A more abstract approach to touchpoints and therefore to communication, is to look at every business-client interaction as a good opportunity to communicate your values. It’s those small things, but they add up to your brand.

Take your Logo for example. Does it look amateurish? Is it communicating your values and can be easily remembered or does it communicate you don’t care?

How about packaging? Did you just consider price or did you invest some thought on how it will be opened. Did your stupid molded plastic packaging just cut my finger?!? Fuck you, cheep company!

7. Persistence and patience.

If you figured the previous points out and business is still slow, it’s usually a matter of persistence and patience.

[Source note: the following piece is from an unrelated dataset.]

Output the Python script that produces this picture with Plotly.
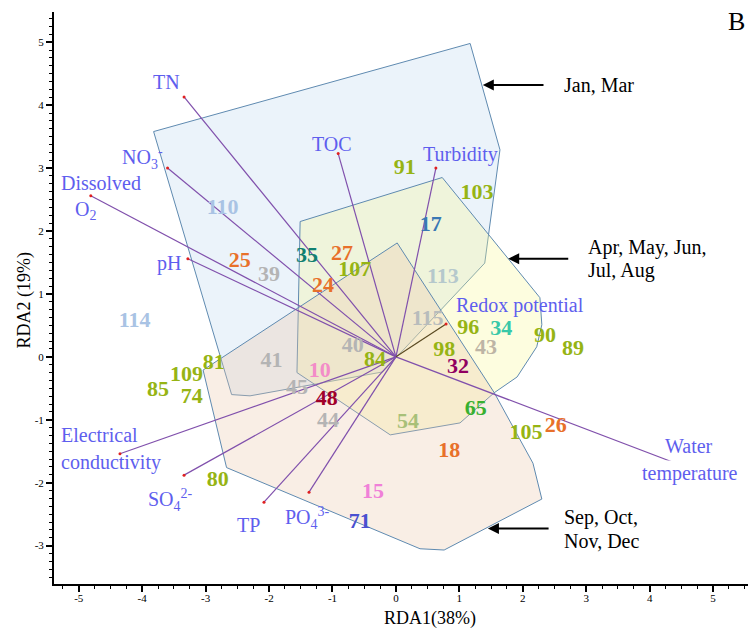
import plotly.graph_objects as go

# ---- sample scores on RDA1 / RDA2 ----
sample_ids = ["91", "103", "17", "110", "25", "39", "35", "27", "107", "24",
              "113", "114", "115", "96", "34", "90", "89", "43", "98", "40",
              "84", "41", "81", "109", "85", "74", "45", "10", "32", "48",
              "44", "54", "65", "105", "26", "18", "80", "15", "71"]
rda1 = [0.14, 1.28, 0.55, -2.73, -2.46, -2.00, -1.40, -0.85, -0.65, -1.15,
        0.74, -4.12, 0.50, 1.14, 1.66, 2.35, 2.79, 1.42, 0.76, -0.68,
        -0.33, -1.96, -2.87, -3.30, -3.75, -3.22, -1.56, -1.20, 0.98, -1.09,
        -1.07, 0.19, 1.26, 2.05, 2.52, 0.84, -2.81, -0.36, -0.57]
rda2 = [3.00, 2.59, 2.08, 2.35, 1.51, 1.30, 1.59, 1.62, 1.38, 1.11,
        1.26, 0.56, 0.59, 0.45, 0.43, 0.32, 0.11, 0.13, 0.10, 0.16,
        -0.06, -0.08, -0.10, -0.29, -0.54, -0.64, -0.51, -0.24, -0.17, -0.68,
        -1.03, -1.05, -0.83, -1.22, -1.10, -1.51, -1.96, -2.16, -2.64]

# ---- environmental variable vectors (tips; all start at the origin) ----
env_names = ["TN", "NO3", "DO", "pH", "TOC", "Turbidity", "Redox",
             "WT", "EC", "SO4", "TP", "PO4"]
env_x = [-3.34, -3.60, -4.81, -3.28, -0.91, 0.63, 0.79, 4.98, -4.35, -3.34, -2.08, -1.37]
env_y = [4.13, 3.00, 2.56, 1.56, 3.23, 3.00, 0.52, -1.91, -1.54, -1.88, -2.31, -2.15]

# ---- seasonal envelopes ----
jan_mar_x = [-3.82, 1.17, 1.64, 1.40, -0.21, -2.30, -2.59]
jan_mar_y = [3.58, 4.98, 3.29, 1.49, -0.24, -0.62, -0.60]
apr_aug_x = [-1.51, 0.73, 2.27, 2.30, 2.22, 1.91, 1.55, 1.01, -0.09, -1.56]
apr_aug_y = [2.15, 2.85, 0.94, 0.51, 0.16, -0.32, -0.57, -1.05, -1.24, -0.25]
sep_dec_x = [0.02, 1.55, 2.16, 2.30, 0.76, 0.38, -2.67, -3.04]
sep_dec_y = [1.81, -0.57, -1.69, -2.26, -3.07, -3.05, -1.76, -0.21]

tick_vals_x = [-5, -4, -3, -2, -1, 0, 1, 2, 3, 4, 5]
tick_vals_y = [-3, -2, -1, 0, 1, 2, 3, 4, 5]

SERIF = "Liberation Serif, Times New Roman, serif"
VAR_COLOR = "#5e5eee"
EDGE = "#5f8ab0"

sample_color = {
    "91": "#96b414", "103": "#96b414", "17": "#3a78b4", "110": "#a9c3e4",
    "25": "#e8702a", "39": "#b4b4b4", "35": "#108070", "27": "#e8702a",
    "107": "#96b414", "24": "#e8702a", "113": "#b5c8cc", "114": "#a9c3e4",
    "115": "#b8bcbc", "96": "#96b414", "34": "#38c8a8", "90": "#96b414",
    "89": "#96b414", "43": "#bdb5a5", "98": "#96b414", "40": "#b4b4b4",
    "84": "#96b414", "41": "#b4b4b4", "81": "#96b414", "109": "#96b414",
    "85": "#96b414", "74": "#96b414", "45": "#b4b4b4", "10": "#f38cc8",
    "32": "#900060", "48": "#a00028", "44": "#b4b4b4", "54": "#a8c078",
    "65": "#38b030", "105": "#96b414", "26": "#e8702a", "18": "#e8702a",
    "80": "#96b414", "15": "#f080d8", "71": "#4a50d0",
}

fig = go.Figure()

# envelopes (semi-transparent so overlaps blend)
for xs, ys, fc in [(jan_mar_x, jan_mar_y, "rgba(190,215,240,0.30)"),
                   (apr_aug_x, apr_aug_y, "rgba(250,250,150,0.30)"),
                   (sep_dec_x, sep_dec_y, "rgba(235,200,170,0.30)")]:
    fig.add_trace(go.Scatter(x=xs + xs[:1], y=ys + ys[:1], mode="lines",
                             fill="toself", fillcolor=fc,
                             line=dict(color=EDGE, width=1.0),
                             hoverinfo="skip", showlegend=False))

# vectors from the origin
vx, vy = [], []
for name, x, y in zip(env_names, env_x, env_y):
    if name == "Redox":
        continue
    vx += [0, x, None]
    vy += [0, y, None]
fig.add_trace(go.Scatter(x=vx, y=vy, mode="lines",
                         line=dict(color="#8050ac", width=1.2),
                         hoverinfo="skip", showlegend=False))
ri = env_names.index("Redox")
fig.add_trace(go.Scatter(x=[0, env_x[ri]], y=[0, env_y[ri]], mode="lines",
                         line=dict(color="#5a4a22", width=1.2),
                         hoverinfo="skip", showlegend=False))
fig.add_trace(go.Scatter(x=env_x, y=env_y, mode="markers",
                         marker=dict(color="#e02020", size=3),
                         hoverinfo="skip", showlegend=False))

# sample labels
fig.add_trace(go.Scatter(x=rda1, y=rda2, mode="text", text=sample_ids,
                         textposition="middle center",
                         textfont=dict(family=SERIF, size=22, weight="bold",
                                       color=[sample_color[s] for s in sample_ids]),
                         hoverinfo="skip", showlegend=False))

# variable label text, offset from each vector tip (data units)
var_labels = {
    "TN": [("TN", -0.28, 0.24)],
    "NO3": [("NO<sub>3</sub><sup>-</sup>", -0.40, 0.16)],
    "DO": [("Dissolved", 0.16, 0.21), ("O<sub>2</sub>", -0.08, -0.24)],
    "pH": [("pH", -0.30, -0.08)],
    "TOC": [("TOC", -0.09, 0.16)],
    "Turbidity": [("Turbidity", 0.38, 0.21)],
    "Redox": [("Redox potential", 1.17, 0.29)],
    "WT": [("Water", -0.36, 0.49), ("temperature", -0.35, 0.06)],
    "EC": [("Electrical", -0.32, 0.29), ("conductivity", -0.14, -0.14)],
    "SO4": [("SO<sub>4</sub><sup>2-</sup>", -0.22, -0.40)],
    "TP": [("TP", -0.25, -0.37)],
    "PO4": [("PO<sub>4</sub><sup>3-</sup>", -0.03, -0.41)],
}
annotations = []
for name, x, y in zip(env_names, env_x, env_y):
    for txt, dx, dy in var_labels[name]:
        ann = dict(x=x + dx, y=y + dy, xref="x", yref="y", text=txt,
                   showarrow=False, xanchor="center", yanchor="middle",
                   font=dict(family=SERIF, size=20, color=VAR_COLOR))
        if txt == "temperature":
            ann["bgcolor"] = "white"
        annotations.append(ann)

# season call-outs with arrows
callouts = [
    (1.37, 2.35, 4.32, ["Jan, Mar"], 2.62),
    (1.77, 2.74, 1.56, ["Apr, May, Jun,", "Jul, Aug"], 3.00),
    (1.45, 2.43, -2.73, ["Sep, Oct,", "Nov, Dec"], 2.62),
]
for tip, tail, yy, lines, tx in callouts:
    annotations.append(dict(x=tip, y=yy, ax=tail, ay=yy, xref="x", yref="y",
                            axref="x", ayref="y", text="", showarrow=True,
                            arrowhead=2, arrowsize=1.1, arrowwidth=2,
                            arrowcolor="black"))
    n = len(lines)
    for k, line in enumerate(lines):
        off = (0.18 - 0.37 * k) if n == 2 else 0.0
        annotations.append(dict(x=tx, y=yy + off, xref="x", yref="y", text=line,
                                showarrow=False, xanchor="left", yanchor="middle",
                                font=dict(family=SERIF, size=20, color="black")))

annotations += [
    dict(x=0.984, y=0.984, xref="paper", yref="paper", text="B", showarrow=False,
         xanchor="center", yanchor="middle",
         font=dict(family=SERIF, size=26, color="black")),
    dict(x=0.542, y=-0.060, xref="paper", yref="paper", text="RDA1(38%)",
         showarrow=False, xanchor="center", yanchor="middle",
         font=dict(family=SERIF, size=18, color="black")),
    dict(x=-0.042, y=0.497, xref="paper", yref="paper", text="RDA2 (19%)",
         showarrow=False, xanchor="center", yanchor="middle", textangle=-90,
         font=dict(family=SERIF, size=18, color="black")),
]

fig.update_layout(
    width=748, height=630,
    margin=dict(l=54, r=0, t=12, b=46),
    paper_bgcolor="white", plot_bgcolor="white",
    annotations=annotations,
    showlegend=False,
    xaxis=dict(range=[-5.39, 5.55], showgrid=False, zeroline=False,
               showline=True, linecolor="black", linewidth=2,
               ticks="outside", ticklen=6, tickwidth=1.5, tickcolor="black",
               tickmode="array", tickvals=tick_vals_x,
               ticktext=[str(v) for v in tick_vals_x],
               ticklabelstandoff=-3,
               tickfont=dict(family=SERIF, size=11, color="black"),
               minor=dict(tickmode="linear", tick0=0, dtick=0.25, ticks="outside",
                          ticklen=3, tickwidth=1, tickcolor="black", showgrid=False)),
    yaxis=dict(range=[-3.61, 5.48], showgrid=False, zeroline=False,
               showline=True, linecolor="black", linewidth=2,
               ticks="outside", ticklen=6, tickwidth=1.5, tickcolor="black",
               tickmode="array", tickvals=tick_vals_y,
               ticktext=[str(v) for v in tick_vals_y],
               tickfont=dict(family=SERIF, size=11, color="black"),
               minor=dict(tickmode="linear", tick0=0, dtick=0.125, ticks="outside",
                          ticklen=3, tickwidth=1, tickcolor="black", showgrid=False)),
)

fig.write_html("out.html")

To a certain degree, you could beat time with a beefy marketing budget and by brilliantly covering all the above points. Especially communication. That would move the needle faster. Otherwise, be prepared to invest some time and perseverance.

On the other hand, business doesn’t have a finish line. You can’t arrive at the “I’m the best” finish line and end the race. There will always be someone assessing your weaknesses trying to surpass you. This is a race that never ends and you constantly need to improve in order to stay ahead. Then, you just need to outlast everyone.

There can be other causes that could contribute to a business failure. Some, you could say are industry specific. Sometimes luck plays a role, although, you should to be prepared for at least some unfortunate situations.

Other than luck, it’s all in your hands. You can’t blame others for failing. It’s just knowledge and the way you apply it. I guarantee you: if you score high on all the points above, you are going to be in business for a long time.